If it happened enough you'd have people set up cheap resistor banks to eat all the excess, so that provides a natural cap on how much negative pricing there can be.
While subsidies are one cause, another cause is demand response problems:
Imagine you have a greenhouse factory producing strawberries. The strawberries come out of the factory on a conveyor belt. Now, you can't just turn off this factory easily since it might take a week to get it up running again and you don't have any storage, so what happens when nobody wants your strawberries for a day?
You pay someone to take them.
And yes, it happens to physical products too, e.g. household electronics - you need to pay someone to scrap them.

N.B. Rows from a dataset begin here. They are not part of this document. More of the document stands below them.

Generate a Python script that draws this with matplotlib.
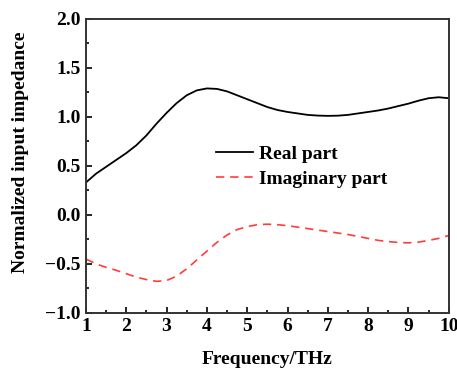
import numpy as np
import matplotlib
matplotlib.use("Agg")
import matplotlib.pyplot as plt
from matplotlib.ticker import MultipleLocator

# frequency sweep (THz)
freq = [1.0, 1.25, 1.5, 1.75, 2.0, 2.25, 2.5, 2.75, 3.0, 3.25, 3.5, 3.75,
        4.0, 4.25, 4.5, 4.75, 5.0, 5.25, 5.5, 5.75, 6.0, 6.25, 6.5, 6.75,
        7.0, 7.25, 7.5, 7.75, 8.0, 8.25, 8.5, 8.75, 9.0, 9.25, 9.5, 9.75, 10.0]

# normalized input impedance, real part
z_real = [0.33, 0.42, 0.49, 0.56, 0.63, 0.71, 0.81, 0.93, 1.04, 1.14, 1.22, 1.27,
          1.29, 1.285, 1.26, 1.22, 1.18, 1.14, 1.10, 1.07, 1.05, 1.035, 1.02, 1.013,
          1.01, 1.012, 1.02, 1.035, 1.05, 1.065, 1.085, 1.11, 1.135, 1.165, 1.19, 1.20, 1.19]

# normalized input impedance, imaginary part
z_imag = [-0.45, -0.50, -0.535, -0.565, -0.60, -0.635, -0.66, -0.678, -0.67, -0.625, -0.55, -0.46,
          -0.37, -0.28, -0.205, -0.15, -0.12, -0.10, -0.095, -0.10, -0.11, -0.125, -0.14, -0.155,
          -0.17, -0.185, -0.20, -0.22, -0.24, -0.26, -0.272, -0.282, -0.285, -0.278, -0.26, -0.24, -0.21]

plt.rcParams['font.family'] = ['Liberation Serif', 'DejaVu Serif']
plt.rcParams['font.weight'] = 'bold'
plt.rcParams['axes.labelweight'] = 'bold'

fig = plt.figure(figsize=(4.57, 3.69), dpi=100)
ax = fig.add_axes([0.188, 0.152, 0.794, 0.797])

ax.plot(freq, z_real, color='black', lw=1.3, label='Real part')
ax.plot(freq, z_imag, color='#ff3c3c', lw=1.2, ls=(0, (5, 3.5)), label='Imaginary part')

ax.set_xlim(1, 10)
ax.set_ylim(-1.0, 2.0)
ax.xaxis.set_major_locator(MultipleLocator(1))
ax.xaxis.set_minor_locator(MultipleLocator(0.5))
ax.yaxis.set_major_locator(MultipleLocator(0.5))
ax.yaxis.set_minor_locator(MultipleLocator(0.25))
ax.tick_params(which='both', direction='in', width=1.2, labelsize=14, pad=4)
ax.tick_params(which='major', length=4.5)
ax.tick_params(which='minor', length=2.5)
for sp in ax.spines.values():
    sp.set_linewidth(1.4)
    sp.set_color('#333333')

ax.set_xlabel('Frequency/THz', fontsize=14, labelpad=11)
ax.set_ylabel('Normalized input impedance', fontsize=14)
ax.yaxis.set_label_coords(-0.158, 0.545)

ax.legend(loc='upper left', bbox_to_anchor=(0.31, 0.63), frameon=False,
          fontsize=14, handlelength=1.9, handletextpad=0.3, labelspacing=0.4)

fig.savefig('out.png', dpi=100)
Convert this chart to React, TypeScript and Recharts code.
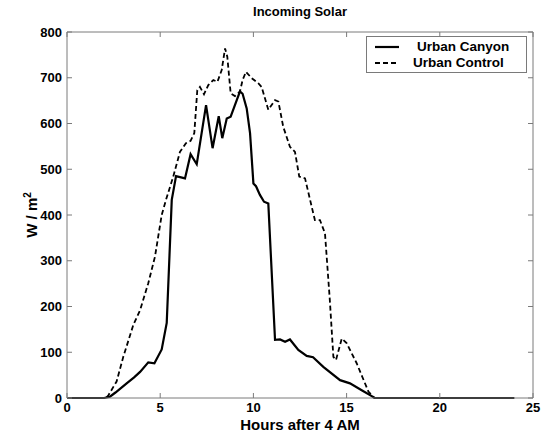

A better example would be plastic production. In an emergency stop, factories need to change several pipes because the plastic solidified inside. Stopping production properly takes days, and even then, resuming it also takes days.
This happens when the electricity supply is higher than the demand. It only affects the wholesale rate, not consumer rates (at least in Uk and US)
Normally supply and demand need to be matched to obtain a balance. If the supply is not enough for demand then the frequency drops below 50Hz, if it drops too low bad things happen.
The renewable generators get a subsidy for each kWh that they pump on to the grid. The logical thing to do if electricity were oversupplied, i.e. you have to pay people to take it, would be to temporarily shut down some renewable generation, but then the renewable providers would lose out on the subsidy for those kWh.
But Tesla is reinvesting a lot. And it's growing the market for electric cars, setting up infrastructure, etc. He might be selling at a loss initially in order to create the volume that will eventually drive down the cost so he can generate a profit. From what I understand, the big reason he keeps losing money on selling cars is that by the time the previous car starts making a profit, he's already already started selling the next one at greater volume, creating new loss that drowns the fresh profit from that previous car.
Is it possible that Tesla is driving down the cost curve faster than any other electric vehicle manufacturer, and once they hit a tipping point, they will disrupt the entire automotive industry and be worth 10x their current price? I may not believe Musk’s self driving car vision is attainable in the gritty real world in under 10 years, so I’ll discount that... but driving down battery cost, while making a better electric vehicle than Audi/Mercedes/Porsche.. that’s exciting.
Edit: also why don’t they just mine some coins?